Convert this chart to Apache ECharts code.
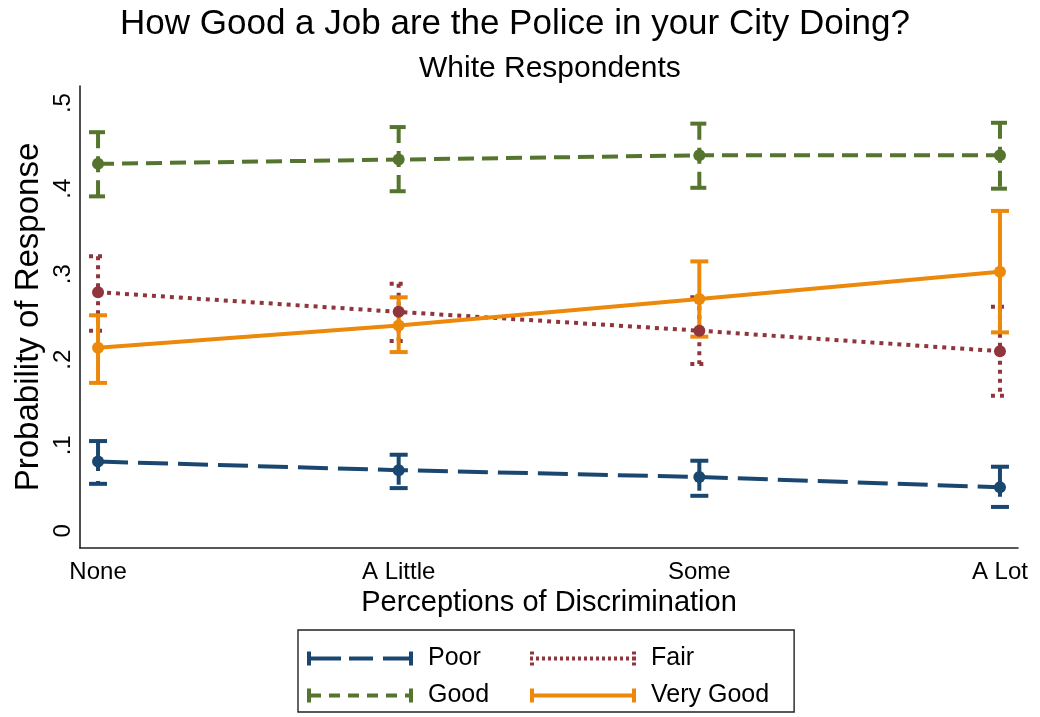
<!DOCTYPE html>
<html>
<head>
<meta charset="utf-8">
<title>How Good a Job are the Police in your City Doing?</title>
<script src="https://cdn.jsdelivr.net/npm/echarts@6/dist/echarts.min.js"></script>
<style>
  html, body { margin: 0; padding: 0; background: #ffffff; }
  #chart { width: 1040px; height: 717px; }
</style>
</head>
<body>
<div id="chart"></div>
<script>
// Perceived discrimination levels (x axis)
const categories = ['None', 'A Little', 'Some', 'A Lot'];

// Predicted probabilities with 95% confidence bounds
const poor      = [0.081, 0.071, 0.063, 0.051];
const poorLo    = [0.055, 0.050, 0.041, 0.028];
const poorHi    = [0.105, 0.089, 0.082, 0.075];

const fair      = [0.279, 0.256, 0.234, 0.210];
const fairLo    = [0.234, 0.222, 0.195, 0.158];
const fairHi    = [0.321, 0.289, 0.273, 0.262];

const good      = [0.429, 0.434, 0.439, 0.439];
const goodLo    = [0.391, 0.397, 0.401, 0.400];
const goodHi    = [0.466, 0.472, 0.476, 0.477];

const veryGood   = [0.214, 0.240, 0.271, 0.303];
const veryGoodLo = [0.173, 0.209, 0.227, 0.232];
const veryGoodHi = [0.252, 0.273, 0.315, 0.374];

// Y tick labels
const yTickLabels = { 0: '0', 1: '.1', 2: '.2', 3: '.3', 4: '.4', 5: '.5' };

const FONT = "'Liberation Sans', Arial, Helvetica, sans-serif";
const COLORS = {
  poor: '#1a476f',
  fair: '#90353b',
  good: '#55752f',
  veryGood: '#ec880a'
};
const DASH = {
  poor: [30, 10],
  fair: [4, 5],
  good: [16, 8],
  veryGood: null
};

// Legend key: a horizontal capped bar made of filled segments (106 x 14 box)
function keyPath(segments, capDotted) {
  const parts = [];
  const rect = (x0, y0, x1, y1) =>
    `M${x0} ${y0}L${x1} ${y0}L${x1} ${y1}L${x0} ${y1}Z`;
  segments.forEach(s => parts.push(rect(s[0], 5, s[1], 9)));
  [[0, 4], [102, 106]].forEach(c => {
    if (capDotted) {
      parts.push(rect(c[0], 0, c[1], 3));
      parts.push(rect(c[0], 11, c[1], 14));
    } else {
      parts.push(rect(c[0], 0, c[1], 14));
    }
  });
  return 'path://' + parts.join('');
}
function dots() {
  const s = [];
  for (let x = 0; x < 106; x += 6) s.push([x, Math.min(x + 3, 106)]);
  s.push([103, 106]);
  return s;
}
const legendIcons = {
  poor: keyPath([[0, 34], [42, 66], [76, 106]], false),
  fair: keyPath(dots(), true),
  good: keyPath([[0, 14], [22, 33], [41, 52], [60, 71], [79, 90], [98, 106]], false),
  veryGood: keyPath([[0, 106]], false)
};

function pairs(values) {
  return values.map((v, i) => [i, v]);
}

function lineSeries(name, values, color, dash) {
  return {
    type: 'line',
    name: name,
    data: pairs(values),
    z: 3,
    symbol: 'circle',
    symbolSize: 12,
    showSymbol: true,
    silent: true,
    itemStyle: { color: color, borderWidth: 0 },
    lineStyle: { color: color, width: 4, type: dash || 'solid', cap: 'butt' },
    emphasis: { disabled: true },
    animation: false
  };
}

function capSeries(name, lo, hi, color, dash) {
  return {
    type: 'custom',
    name: name,
    z: 2,
    silent: true,
    animation: false,
    itemStyle: { color: color },
    data: lo.map((l, i) => [i, l, hi[i]]),
    encode: { x: 0, y: [1, 2] },
    renderItem: function (params, api) {
      const x = api.value(0);
      const top = api.coord([x, api.value(2)]);
      const bot = api.coord([x, api.value(1)]);
      const hw = 9;
      const style = {
        stroke: color,
        lineWidth: 4,
        lineDash: dash || null,
        fill: null,
        lineCap: 'butt'
      };
      return {
        type: 'group',
        children: [
          { type: 'line', shape: { x1: top[0], y1: top[1], x2: bot[0], y2: bot[1] }, style: style },
          { type: 'line', shape: { x1: top[0] - hw, y1: top[1], x2: top[0] + hw, y2: top[1] }, style: style },
          { type: 'line', shape: { x1: bot[0] - hw, y1: bot[1], x2: bot[0] + hw, y2: bot[1] }, style: style }
        ]
      };
    }
  };
}

const chart = echarts.init(document.getElementById('chart'), null, { renderer: 'canvas' });

const option = {
  backgroundColor: '#ffffff',
  animation: false,
  textStyle: { fontFamily: FONT },
  title: [
    {
      text: 'How Good a Job are the Police in your City Doing?',
      left: 120,
      top: 7,
      padding: 0,
      textStyle: { fontFamily: FONT, fontSize: 35, fontWeight: 'normal', color: '#000' }
    },
    {
      text: 'White Respondents',
      left: 419,
      top: 54,
      padding: 0,
      textStyle: { fontFamily: FONT, fontSize: 30, fontWeight: 'normal', color: '#000' }
    }
  ],
  grid: { left: 80, right: 22, top: 86, bottom: 169, containLabel: false },
  xAxis: {
    type: 'value',
    min: -0.06,
    max: 3.06,
    interval: 0.02,
    name: 'Perceptions of Discrimination',
    nameLocation: 'middle',
    nameGap: 35,
    nameTextStyle: { fontFamily: FONT, fontSize: 29, color: '#000' },
    axisLine: { show: true, onZero: false, lineStyle: { color: '#222', width: 1.6 } },
    axisTick: { show: false },
    splitLine: { show: false },
    axisLabel: {
      margin: 12,
      fontFamily: FONT,
      fontSize: 24,
      color: '#000',
      formatter: function (v) {
        const r = Math.round(v);
        return Math.abs(v - r) < 1e-6 && categories[r] !== undefined ? categories[r] : '';
      }
    }
  },
  yAxis: {
    type: 'value',
    min: -0.02,
    max: 0.52,
    interval: 0.02,
    name: 'Probability of Response',
    nameLocation: 'middle',
    nameGap: 35,
    nameMoveOverlap: false,
    nameTextStyle: { fontFamily: FONT, fontSize: 33, color: '#000' },
    axisLine: { show: true, onZero: false, lineStyle: { color: '#222', width: 1.6 } },
    axisTick: { show: false },
    splitLine: { show: false },
    axisLabel: {
      rotate: 90,
      margin: 5,
      fontFamily: FONT,
      fontSize: 24,
      color: '#000',
      formatter: function (v) {
        const r = Math.round(v * 10);
        return Math.abs(v * 10 - r) < 1e-6 && yTickLabels[r] !== undefined ? yTickLabels[r] : '';
      }
    }
  },
  legend: {
    left: 298,
    top: 630,
    width: 480,
    orient: 'horizontal',
    selectedMode: false,
    itemWidth: 106,
    itemHeight: 14,
    itemGap: 12,
    padding: [16, 25, 4, 9],
    borderColor: '#222',
    borderWidth: 1.4,
    backgroundColor: '#fff',
    itemStyle: { borderWidth: 0 },
    textStyle: {
      fontFamily: FONT,
      fontSize: 25,
      color: '#000',
      width: 90,
      lineHeight: 23,
      padding: [0, 0, 0, 10]
    },
    data: [
      { name: 'Poor', icon: legendIcons.poor },
      { name: 'Fair', icon: legendIcons.fair },
      { name: 'Good', icon: legendIcons.good },
      { name: 'Very Good', icon: legendIcons.veryGood }
    ]
  },
  series: [
    capSeries('Poor', poorLo, poorHi, COLORS.poor, DASH.poor),
    capSeries('Fair', fairLo, fairHi, COLORS.fair, DASH.fair),
    capSeries('Good', goodLo, goodHi, COLORS.good, DASH.good),
    capSeries('Very Good', veryGoodLo, veryGoodHi, COLORS.veryGood, DASH.veryGood),
    lineSeries('Poor', poor, COLORS.poor, DASH.poor),
    lineSeries('Fair', fair, COLORS.fair, DASH.fair),
    lineSeries('Good', good, COLORS.good, DASH.good),
    lineSeries('Very Good', veryGood, COLORS.veryGood, DASH.veryGood)
  ]
};

chart.setOption(option);
</script>
</body>
</html>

────

From the first line of the listing above, repeat every line through the one holding "0.089, 0.082, 0.075];". Both ends count, and pictures stay out.

Convert this chart to Apache ECharts code.
<!DOCTYPE html>
<html>
<head>
<meta charset="utf-8">
<title>How Good a Job are the Police in your City Doing?</title>
<script src="https://cdn.jsdelivr.net/npm/echarts@6/dist/echarts.min.js"></script>
<style>
  html, body { margin: 0; padding: 0; background: #ffffff; }
  #chart { width: 1040px; height: 717px; }
</style>
</head>
<body>
<div id="chart"></div>
<script>
// Perceived discrimination levels (x axis)
const categories = ['None', 'A Little', 'Some', 'A Lot'];

// Predicted probabilities with 95% confidence bounds
const poor      = [0.081, 0.071, 0.063, 0.051];
const poorLo    = [0.055, 0.050, 0.041, 0.028];
const poorHi    = [0.105, 0.089, 0.082, 0.075];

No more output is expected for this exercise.